The proposed bill would amend current statutes regarding the distribution of state prime contracting transaction privilege tax (TPT) revenues to cities, towns, and counties for public infrastructure improvements related to manufacturing facilities. It would increase the aggregate cap on these distributions from
$200,000,000 to
$300,000,000, retroactive to July 1, 2026. Additionally, the bill would raise the minimum capital investment required for a manufacturing facility to qualify for these distributions, setting it at
$3 billion for counties with populations over 800,000 and
$100 million for those with fewer than 800,000. The bill also modifies the funding apportionment, decreasing the percentage of TPT revenues that must be paid to cities, towns, or counties from
eighty percent to
seventy-five percent.
Furthermore, the definition of
"public infrastructure" would be expanded to include
wastewater reclamation, recycling, treatment, and storage facilities.
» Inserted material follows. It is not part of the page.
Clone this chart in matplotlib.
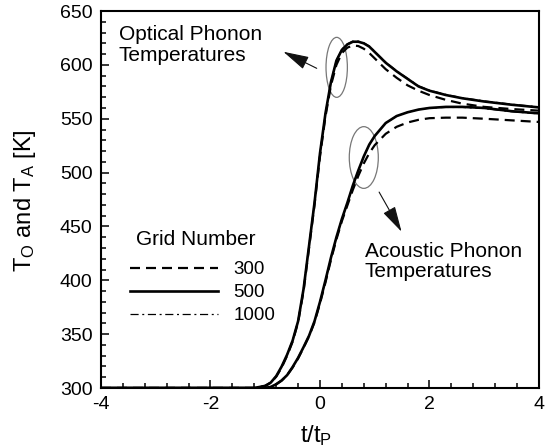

The bill would also require participating cities, towns, or counties to contribute at least
five percent of the funding for public infrastructure improvements. New provisions would mandate that the Arizona Department of Revenue (ADOR) provide an analysis of anticipated revenues from the manufacturing facility to the Arizona Commerce Authority and post relevant agreements on its website. Lastly, the bill includes a mechanism for retaining excess funds that exceed the maximum distribution limit for future fiscal years.